* The request:
Retype the opening lines of the data exactly, stopping after the line that contains "300, 350, 400];". Skip every picture.

* Provided material:

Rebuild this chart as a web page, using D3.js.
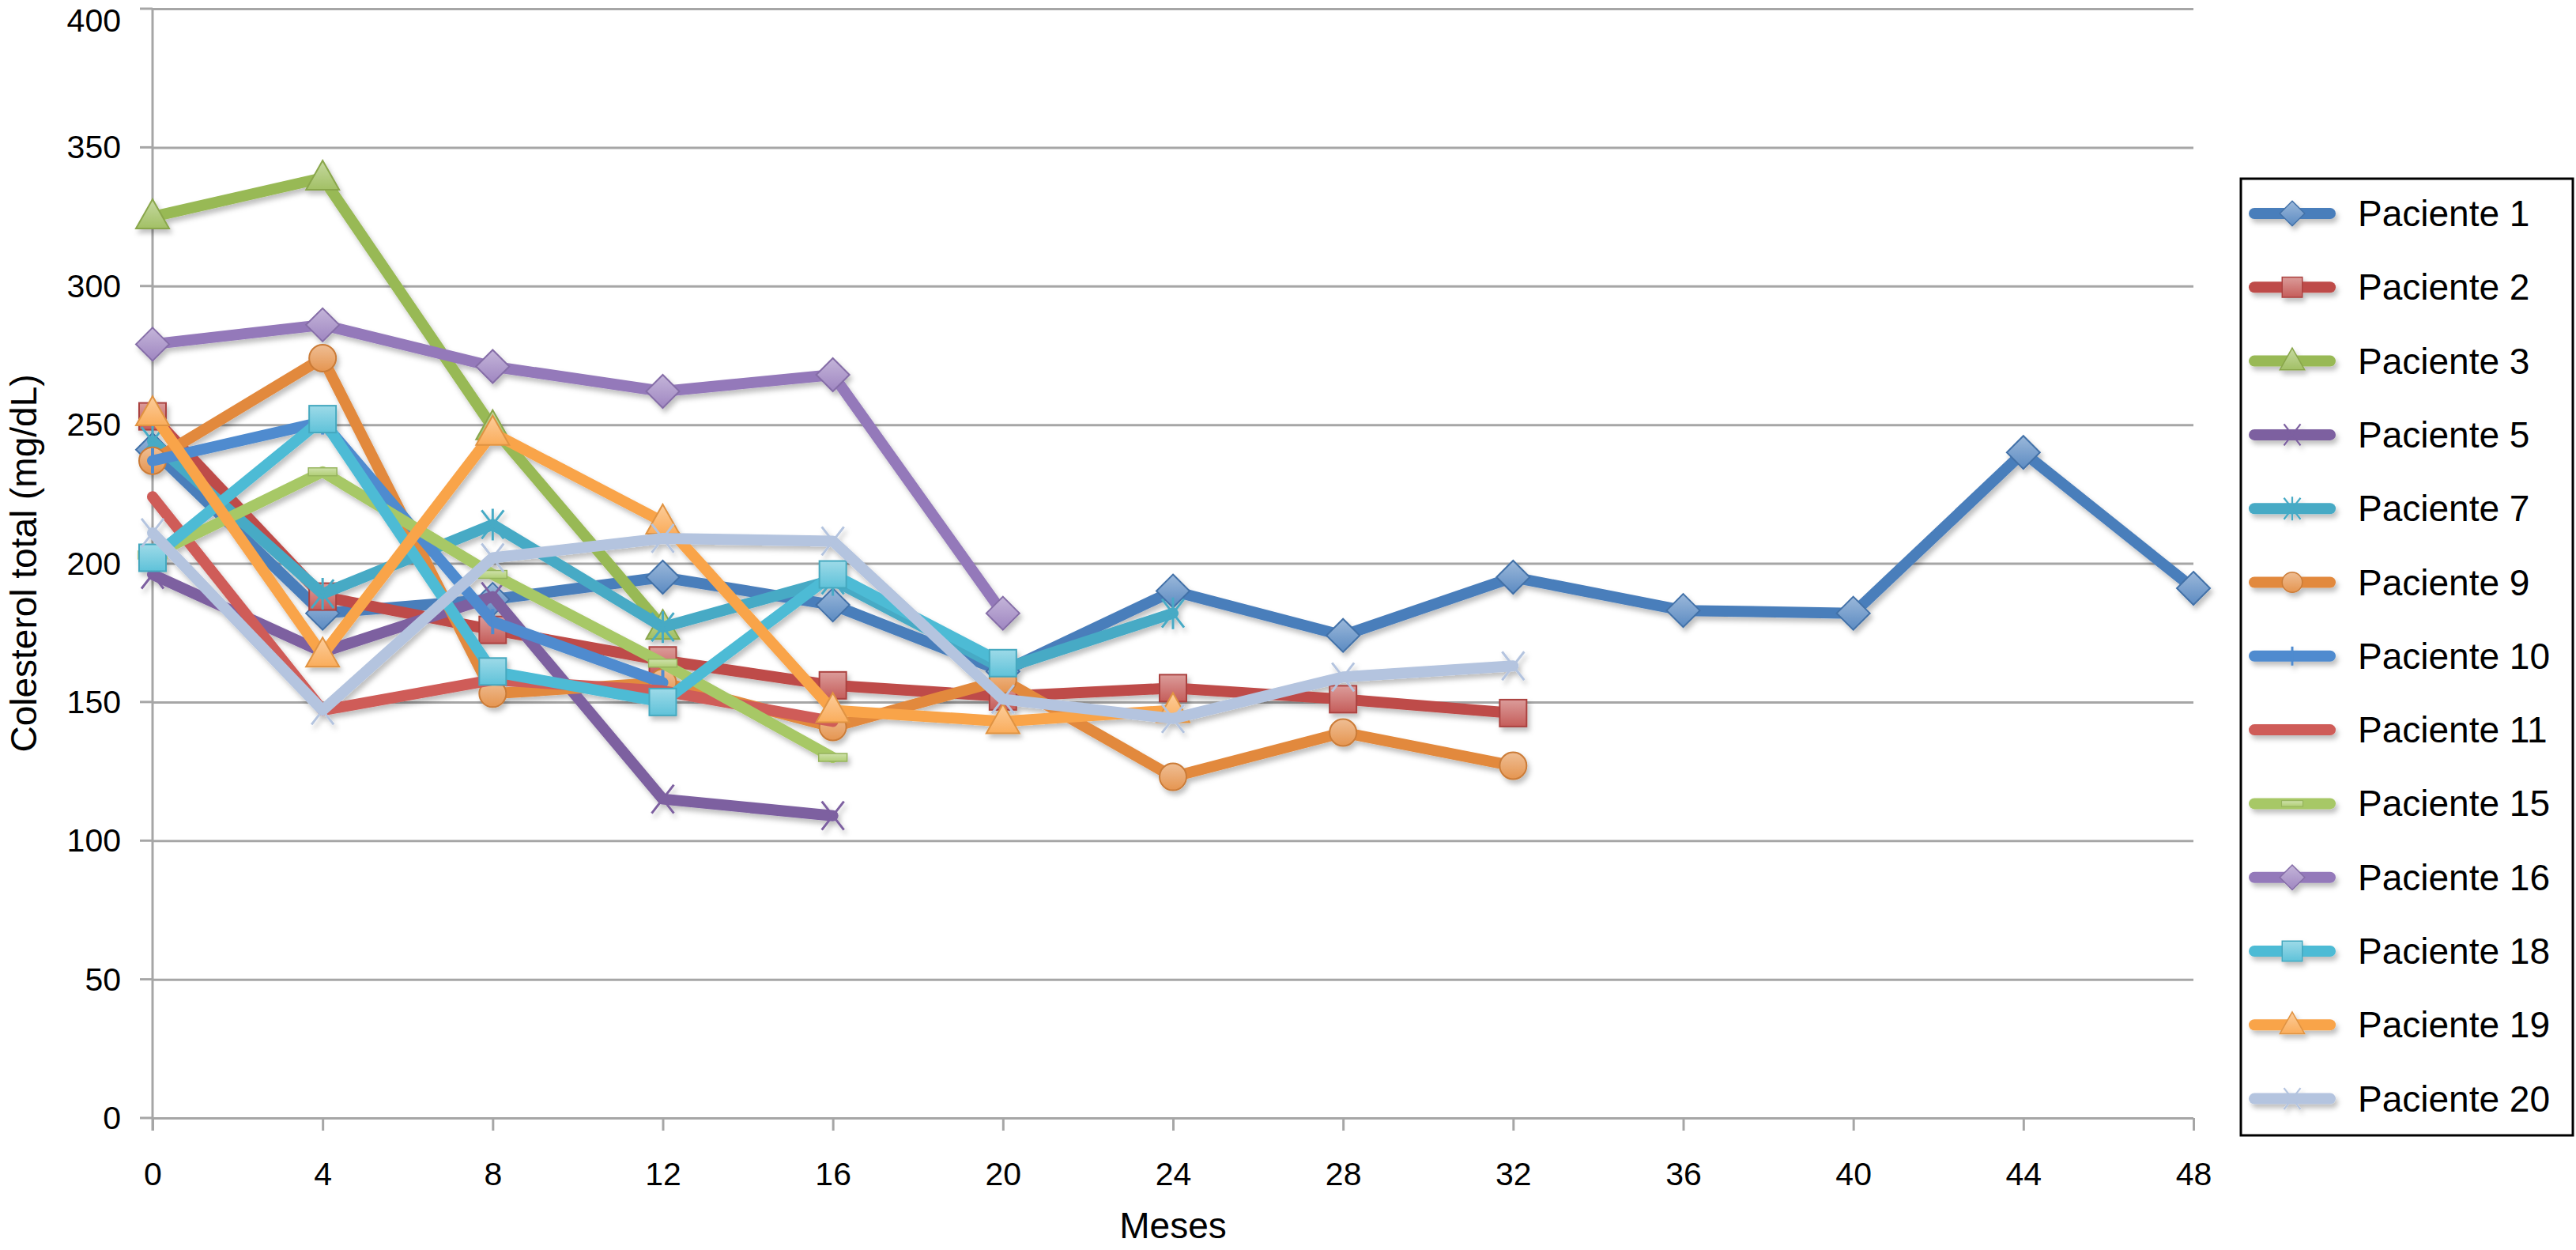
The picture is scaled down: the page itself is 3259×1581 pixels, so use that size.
<!DOCTYPE html>
<html>
<head>
<meta charset="utf-8">
<script src="https://cdn.jsdelivr.net/npm/d3@7"></script>
<style>
  body { margin: 0; background: #fff; }
  svg { display: block; font-family: "Liberation Sans", Arial, sans-serif; }
</style>
</head>
<body>
<svg id="chart" width="3259" height="1581"></svg>
<script>
// months on the x axis
const months = [0, 4, 8, 12, 16, 20, 24, 28, 32, 36, 40, 44, 48];
const yTicks = [0, 50, 100, 150, 200, 250, 300, 350, 400];

const patients = ["Paciente 1", "Paciente 2", "Paciente 3", "Paciente 5", "Paciente 7", "Paciente 9",
  "Paciente 10", "Paciente 11", "Paciente 15", "Paciente 16", "Paciente 18", "Paciente 19", "Paciente 20"];

// values read per patient, one per 4 months from month 0
const p1  = [241, 182, 187, 195, 185, 161, 190, 174, 195, 183, 182, 240, 191];
const p2  = [253, 188, 176, 165, 156, 152, 155, 151, 146];
const p3  = [325, 339, 249, 177];
const p5  = [196, 168, 188, 115, 109];
const p7  = [244, 189, 214, 177, 194, 162, 182];
const p9  = [237, 274, 153, 157, 141, 158, 123, 139, 127];
const p10 = [237, 251, 179, 157];
const p11 = [224, 147, 158, 154, 143];
const p15 = [203, 233, 196, 164, 130];
const p16 = [279, 286, 271, 262, 268, 182];
const p18 = [202, 252, 161, 150, 196, 164];
const p19 = [254, 167, 247, 215, 147, 143, 147];
const p20 = [211, 147, 202, 209, 208, 151, 144, 159, 163];

const values = [p1, p2, p3, p5, p7, p9, p10, p11, p15, p16, p18, p19, p20];
const colors = ["#4A7EBB", "#BE4B48", "#98B954", "#7D60A0", "#46AAC5", "#E2893D",
  "#4F8BCF", "#CF5C59", "#A7C866", "#9479BA", "#4DBBD5", "#F9A44A", "#B4C4DF"];
const markers = ["diamond", "square", "triangle", "x", "star", "circle",
  "plus", "none", "dash", "diamond", "square", "triangle", "x"];

const plotLeft = 193, plotRight = 2775, plotTop = 11, plotBottom = 1414;

const xScale = d3.scaleLinear().domain([0, 48]).range([plotLeft, plotRight]);
const yScale = d3.scaleLinear().domain([0, 400]).range([plotBottom, plotTop]);

const svg = d3.select('#chart');

const defs = svg.append('defs');
defs.append('filter')
  .attr('id', 'shadow')
  .attr('x', '-20%').attr('y', '-20%').attr('width', '140%').attr('height', '140%')
  .append('feDropShadow')
  .attr('dx', 3).attr('dy', 5).attr('stdDeviation', 3)
  .attr('flood-color', '#000').attr('flood-opacity', 0.25);

colors.forEach((c, i) => {
  const g = defs.append('linearGradient')
    .attr('id', 'grad' + i)
    .attr('x1', 0).attr('y1', 0).attr('x2', 0).attr('y2', 1);
  g.append('stop').attr('offset', '0%').attr('stop-color', d3.interpolateRgb(c, '#fff')(0.45));
  g.append('stop').attr('offset', '100%').attr('stop-color', d3.interpolateRgb(c, '#fff')(0.1));
});

// gridlines
svg.append('g')
  .attr('transform', `translate(${plotLeft},0)`)
  .call(d3.axisLeft(yScale).tickValues(yTicks).tickSize(-(plotRight - plotLeft)).tickFormat(''))
  .call(g => g.select('.domain').remove())
  .call(g => g.selectAll('.tick line').attr('stroke', '#A6A6A6').attr('stroke-width', 3));

svg.selectAll('.ytick-mark')
  .data(yTicks)
  .enter()
  .append('line')
  .attr('x1', plotLeft - 16).attr('x2', plotLeft)
  .attr('y1', d => yScale(d)).attr('y2', d => yScale(d))
  .attr('stroke', '#A6A6A6').attr('stroke-width', 3);

// y axis line
svg.append('line')
  .attr('x1', plotLeft).attr('x2', plotLeft)
  .attr('y1', plotTop).attr('y2', plotBottom + 16)
  .attr('stroke', '#A6A6A6').attr('stroke-width', 3);

// y labels
svg.append('g')
  .selectAll('text')
  .data(yTicks)
  .enter()
  .append('text')
  .attr('x', 153)
  .attr('y', d => Math.max(yScale(d) + 14, 40))
  .attr('text-anchor', 'end')
  .attr('font-size', 41)
  .text(d => d);

// x ticks + labels
svg.append('g')
  .attr('transform', `translate(0,${plotBottom})`)
  .call(d3.axisBottom(xScale).tickValues(months).tickSize(16).tickPadding(40))
  .call(g => g.select('.domain').remove())
  .call(g => g.selectAll('.tick line').attr('stroke', '#A6A6A6').attr('stroke-width', 3))
  .call(g => g.selectAll('.tick text')
    .attr('font-size', 41).attr('fill', '#000')
    .attr('font-family', '"Liberation Sans", Arial, sans-serif'));

svg.append('text')
  .attr('x', (plotLeft + plotRight) / 2)
  .attr('y', 1566)
  .attr('text-anchor', 'middle')
  .attr('font-size', 46)
  .text('Meses');

svg.append('text')
  .attr('transform', `translate(46,${(plotTop + plotBottom) / 2}) rotate(-90)`)
  .attr('text-anchor', 'middle')
  .attr('font-size', 46)
  .text('Colesterol total (mg/dL)');

// marker drawing
function drawMarker(sel, type, i) {
  const c = colors[i];
  const fill = `url(#grad${i})`;
  const edge = d3.color(c).darker(0.3);
  if (type === 'diamond') {
    sel.append('path').attr('d', 'M0,-21L21,0L0,21L-21,0Z')
      .attr('fill', fill).attr('stroke', edge).attr('stroke-width', 2);
  } else if (type === 'square') {
    sel.append('rect').attr('x', -17).attr('y', -17).attr('width', 34).attr('height', 34)
      .attr('fill', fill).attr('stroke', edge).attr('stroke-width', 2);
  } else if (type === 'triangle') {
    sel.append('path').attr('d', 'M0,-22L21,15L-21,15Z')
      .attr('fill', fill).attr('stroke', edge).attr('stroke-width', 2);
  } else if (type === 'circle') {
    sel.append('circle').attr('r', 17)
      .attr('fill', fill).attr('stroke', edge).attr('stroke-width', 2);
  } else if (type === 'x') {
    sel.append('path').attr('d', 'M-14,-18L14,18M14,-18L-14,18')
      .attr('stroke', c).attr('stroke-width', 3).attr('fill', 'none');
  } else if (type === 'star') {
    sel.append('path').attr('d', 'M-14,-18L14,18M14,-18L-14,18M0,-20L0,20')
      .attr('stroke', c).attr('stroke-width', 3).attr('fill', 'none');
  } else if (type === 'plus') {
    sel.append('path').attr('d', 'M0,-16L0,16')
      .attr('stroke', c).attr('stroke-width', 4).attr('fill', 'none');
  } else if (type === 'dash') {
    sel.append('rect').attr('x', -18).attr('y', -5).attr('width', 36).attr('height', 10)
      .attr('fill', fill).attr('stroke', edge).attr('stroke-width', 1.5);
  }
}

const line = d3.line()
  .x((d, j) => xScale(months[j]))
  .y(d => yScale(d));

const series = svg.append('g').attr('filter', 'url(#shadow)');

values.forEach((vals, i) => {
  const g = series.append('g');
  g.append('path')
    .datum(vals)
    .attr('d', line)
    .attr('fill', 'none')
    .attr('stroke', colors[i])
    .attr('stroke-width', 14)
    .attr('stroke-linejoin', 'round')
    .attr('stroke-linecap', 'round');
  g.selectAll('.mk')
    .data(vals)
    .enter()
    .append('g')
    .attr('transform', (d, j) => `translate(${xScale(months[j])},${yScale(d)})`)
    .each(function () { drawMarker(d3.select(this), markers[i], i); });
});

// legend
const lgX = 2835, lgY = 226, lgW = 420, lgH = 1210, step = 93.3, firstY = 270;
svg.append('rect')
  .attr('x', lgX).attr('y', lgY).attr('width', lgW).attr('height', lgH)
  .attr('fill', '#fff').attr('stroke', '#000').attr('stroke-width', 3);

const legend = svg.append('g').attr('filter', 'url(#shadow)');
patients.forEach((name, i) => {
  const y = firstY + i * step;
  const g = legend.append('g');
  g.append('line')
    .attr('x1', 2852).attr('x2', 2948).attr('y1', y).attr('y2', y)
    .attr('stroke', colors[i]).attr('stroke-width', 14).attr('stroke-linecap', 'round');
  const m = g.append('g').attr('transform', `translate(2900,${y}) scale(0.75)`);
  drawMarker(m, markers[i], i);
});
svg.append('g')
  .selectAll('text')
  .data(patients)
  .enter()
  .append('text')
  .attr('x', 2983)
  .attr('y', (d, i) => firstY + i * step + 16)
  .attr('font-size', 46)
  .text(d => d);
</script>
</body>
</html>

* Exercise answer:
Rebuild this chart as a web page, using D3.js.
The picture is scaled down: the page itself is 3259×1581 pixels, so use that size.
<!DOCTYPE html>
<html>
<head>
<meta charset="utf-8">
<script src="https://cdn.jsdelivr.net/npm/d3@7"></script>
<style>
  body { margin: 0; background: #fff; }
  svg { display: block; font-family: "Liberation Sans", Arial, sans-serif; }
</style>
</head>
<body>
<svg id="chart" width="3259" height="1581"></svg>
<script>
// months on the x axis
const months = [0, 4, 8, 12, 16, 20, 24, 28, 32, 36, 40, 44, 48];
const yTicks = [0, 50, 100, 150, 200, 250, 300, 350, 400];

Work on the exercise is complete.